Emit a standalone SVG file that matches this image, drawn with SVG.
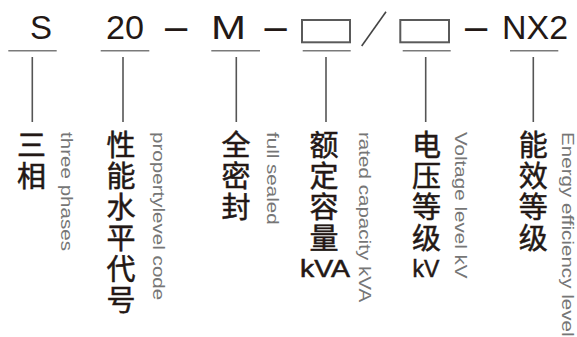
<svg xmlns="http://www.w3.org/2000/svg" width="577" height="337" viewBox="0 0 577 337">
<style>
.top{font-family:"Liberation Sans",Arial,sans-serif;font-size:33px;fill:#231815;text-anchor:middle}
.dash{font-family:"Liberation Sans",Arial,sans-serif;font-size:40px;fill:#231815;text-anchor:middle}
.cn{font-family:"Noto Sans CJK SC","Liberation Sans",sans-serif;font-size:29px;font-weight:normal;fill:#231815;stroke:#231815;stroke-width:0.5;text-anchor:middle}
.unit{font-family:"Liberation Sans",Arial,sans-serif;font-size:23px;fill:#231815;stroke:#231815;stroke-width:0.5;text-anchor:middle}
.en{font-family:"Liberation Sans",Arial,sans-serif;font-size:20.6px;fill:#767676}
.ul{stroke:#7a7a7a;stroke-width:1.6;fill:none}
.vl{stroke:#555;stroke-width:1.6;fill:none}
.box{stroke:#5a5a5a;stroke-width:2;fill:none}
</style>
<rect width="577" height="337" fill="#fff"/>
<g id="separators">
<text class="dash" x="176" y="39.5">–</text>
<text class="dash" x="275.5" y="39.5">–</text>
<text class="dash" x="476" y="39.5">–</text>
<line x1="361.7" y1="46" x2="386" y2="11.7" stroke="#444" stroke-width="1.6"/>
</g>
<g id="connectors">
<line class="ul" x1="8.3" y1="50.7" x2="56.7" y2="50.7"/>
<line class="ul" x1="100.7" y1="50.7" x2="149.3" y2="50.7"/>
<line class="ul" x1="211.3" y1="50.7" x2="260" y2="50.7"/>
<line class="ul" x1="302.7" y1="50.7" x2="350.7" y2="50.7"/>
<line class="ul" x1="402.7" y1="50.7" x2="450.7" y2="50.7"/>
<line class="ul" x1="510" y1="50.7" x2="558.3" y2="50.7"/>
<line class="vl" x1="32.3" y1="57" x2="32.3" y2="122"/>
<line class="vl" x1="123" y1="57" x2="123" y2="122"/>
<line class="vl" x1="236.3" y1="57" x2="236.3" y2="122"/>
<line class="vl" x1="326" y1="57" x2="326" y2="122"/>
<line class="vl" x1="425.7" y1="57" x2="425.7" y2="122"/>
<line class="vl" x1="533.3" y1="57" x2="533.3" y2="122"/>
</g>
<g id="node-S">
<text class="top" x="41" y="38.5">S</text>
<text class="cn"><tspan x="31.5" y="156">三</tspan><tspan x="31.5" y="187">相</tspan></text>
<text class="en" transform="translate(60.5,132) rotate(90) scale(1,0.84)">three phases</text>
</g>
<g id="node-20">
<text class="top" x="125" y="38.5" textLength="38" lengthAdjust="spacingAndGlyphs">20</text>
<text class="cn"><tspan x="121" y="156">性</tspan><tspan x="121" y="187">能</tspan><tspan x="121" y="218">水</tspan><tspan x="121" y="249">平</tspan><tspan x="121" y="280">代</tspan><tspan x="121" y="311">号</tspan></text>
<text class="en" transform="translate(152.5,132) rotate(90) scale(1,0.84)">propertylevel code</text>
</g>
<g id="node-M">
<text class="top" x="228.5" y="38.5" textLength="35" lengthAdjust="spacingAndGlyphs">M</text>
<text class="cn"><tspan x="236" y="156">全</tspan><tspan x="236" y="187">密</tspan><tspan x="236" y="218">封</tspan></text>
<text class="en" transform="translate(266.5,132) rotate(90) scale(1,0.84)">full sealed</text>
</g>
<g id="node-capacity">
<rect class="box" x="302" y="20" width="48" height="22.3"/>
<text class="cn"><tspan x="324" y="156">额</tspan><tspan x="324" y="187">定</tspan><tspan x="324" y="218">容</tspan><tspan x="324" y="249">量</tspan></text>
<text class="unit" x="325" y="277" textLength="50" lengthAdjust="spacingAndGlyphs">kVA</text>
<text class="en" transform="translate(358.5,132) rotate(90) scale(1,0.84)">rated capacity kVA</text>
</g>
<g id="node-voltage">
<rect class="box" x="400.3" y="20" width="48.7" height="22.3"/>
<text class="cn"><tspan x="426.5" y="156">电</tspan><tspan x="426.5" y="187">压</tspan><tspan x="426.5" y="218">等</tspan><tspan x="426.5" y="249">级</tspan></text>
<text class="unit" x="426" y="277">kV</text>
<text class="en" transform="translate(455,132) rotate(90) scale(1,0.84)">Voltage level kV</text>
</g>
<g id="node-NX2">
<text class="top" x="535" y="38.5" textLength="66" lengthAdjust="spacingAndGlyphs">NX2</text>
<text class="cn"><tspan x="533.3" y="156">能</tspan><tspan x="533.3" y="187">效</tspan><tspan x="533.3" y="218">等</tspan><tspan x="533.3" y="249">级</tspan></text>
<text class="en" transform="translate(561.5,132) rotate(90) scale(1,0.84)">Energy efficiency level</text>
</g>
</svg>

Written request: Output the data exactly. Pictures don't belong in the result.

Response to the task:
Emit a standalone SVG file that matches this image, drawn with SVG.
<svg xmlns="http://www.w3.org/2000/svg" width="577" height="337" viewBox="0 0 577 337">
<style>
.top{font-family:"Liberation Sans",Arial,sans-serif;font-size:33px;fill:#231815;text-anchor:middle}
.dash{font-family:"Liberation Sans",Arial,sans-serif;font-size:40px;fill:#231815;text-anchor:middle}
.cn{font-family:"Noto Sans CJK SC","Liberation Sans",sans-serif;font-size:29px;font-weight:normal;fill:#231815;stroke:#231815;stroke-width:0.5;text-anchor:middle}
.unit{font-family:"Liberation Sans",Arial,sans-serif;font-size:23px;fill:#231815;stroke:#231815;stroke-width:0.5;text-anchor:middle}
.en{font-family:"Liberation Sans",Arial,sans-serif;font-size:20.6px;fill:#767676}
.ul{stroke:#7a7a7a;stroke-width:1.6;fill:none}
.vl{stroke:#555;stroke-width:1.6;fill:none}
.box{stroke:#5a5a5a;stroke-width:2;fill:none}
</style>
<rect width="577" height="337" fill="#fff"/>
<g id="separators">
<text class="dash" x="176" y="39.5">–</text>
<text class="dash" x="275.5" y="39.5">–</text>
<text class="dash" x="476" y="39.5">–</text>
<line x1="361.7" y1="46" x2="386" y2="11.7" stroke="#444" stroke-width="1.6"/>
</g>
<g id="connectors">
<line class="ul" x1="8.3" y1="50.7" x2="56.7" y2="50.7"/>
<line class="ul" x1="100.7" y1="50.7" x2="149.3" y2="50.7"/>
<line class="ul" x1="211.3" y1="50.7" x2="260" y2="50.7"/>
<line class="ul" x1="302.7" y1="50.7" x2="350.7" y2="50.7"/>
<line class="ul" x1="402.7" y1="50.7" x2="450.7" y2="50.7"/>
<line class="ul" x1="510" y1="50.7" x2="558.3" y2="50.7"/>
<line class="vl" x1="32.3" y1="57" x2="32.3" y2="122"/>
<line class="vl" x1="123" y1="57" x2="123" y2="122"/>
<line class="vl" x1="236.3" y1="57" x2="236.3" y2="122"/>
<line class="vl" x1="326" y1="57" x2="326" y2="122"/>
<line class="vl" x1="425.7" y1="57" x2="425.7" y2="122"/>
<line class="vl" x1="533.3" y1="57" x2="533.3" y2="122"/>
</g>
<g id="node-S">
<text class="top" x="41" y="38.5">S</text>
<text class="cn"><tspan x="31.5" y="156">三</tspan><tspan x="31.5" y="187">相</tspan></text>
<text class="en" transform="translate(60.5,132) rotate(90) scale(1,0.84)">three phases</text>
</g>
<g id="node-20">
<text class="top" x="125" y="38.5" textLength="38" lengthAdjust="spacingAndGlyphs">20</text>
<text class="cn"><tspan x="121" y="156">性</tspan><tspan x="121" y="187">能</tspan><tspan x="121" y="218">水</tspan><tspan x="121" y="249">平</tspan><tspan x="121" y="280">代</tspan><tspan x="121" y="311">号</tspan></text>
<text class="en" transform="translate(152.5,132) rotate(90) scale(1,0.84)">propertylevel code</text>
</g>
<g id="node-M">
<text class="top" x="228.5" y="38.5" textLength="35" lengthAdjust="spacingAndGlyphs">M</text>
<text class="cn"><tspan x="236" y="156">全</tspan><tspan x="236" y="187">密</tspan><tspan x="236" y="218">封</tspan></text>
<text class="en" transform="translate(266.5,132) rotate(90) scale(1,0.84)">full sealed</text>
</g>
<g id="node-capacity">
<rect class="box" x="302" y="20" width="48" height="22.3"/>
<text class="cn"><tspan x="324" y="156">额</tspan><tspan x="324" y="187">定</tspan><tspan x="324" y="218">容</tspan><tspan x="324" y="249">量</tspan></text>
<text class="unit" x="325" y="277" textLength="50" lengthAdjust="spacingAndGlyphs">kVA</text>
<text class="en" transform="translate(358.5,132) rotate(90) scale(1,0.84)">rated capacity kVA</text>
</g>
<g id="node-voltage">
<rect class="box" x="400.3" y="20" width="48.7" height="22.3"/>
<text class="cn"><tspan x="426.5" y="156">电</tspan><tspan x="426.5" y="187">压</tspan><tspan x="426.5" y="218">等</tspan><tspan x="426.5" y="249">级</tspan></text>
<text class="unit" x="426" y="277">kV</text>
<text class="en" transform="translate(455,132) rotate(90) scale(1,0.84)">Voltage level kV</text>
</g>
<g id="node-NX2">
<text class="top" x="535" y="38.5" textLength="66" lengthAdjust="spacingAndGlyphs">NX2</text>
<text class="cn"><tspan x="533.3" y="156">能</tspan><tspan x="533.3" y="187">效</tspan><tspan x="533.3" y="218">等</tspan><tspan x="533.3" y="249">级</tspan></text>
<text class="en" transform="translate(561.5,132) rotate(90) scale(1,0.84)">Energy efficiency level</text>
</g>
</svg>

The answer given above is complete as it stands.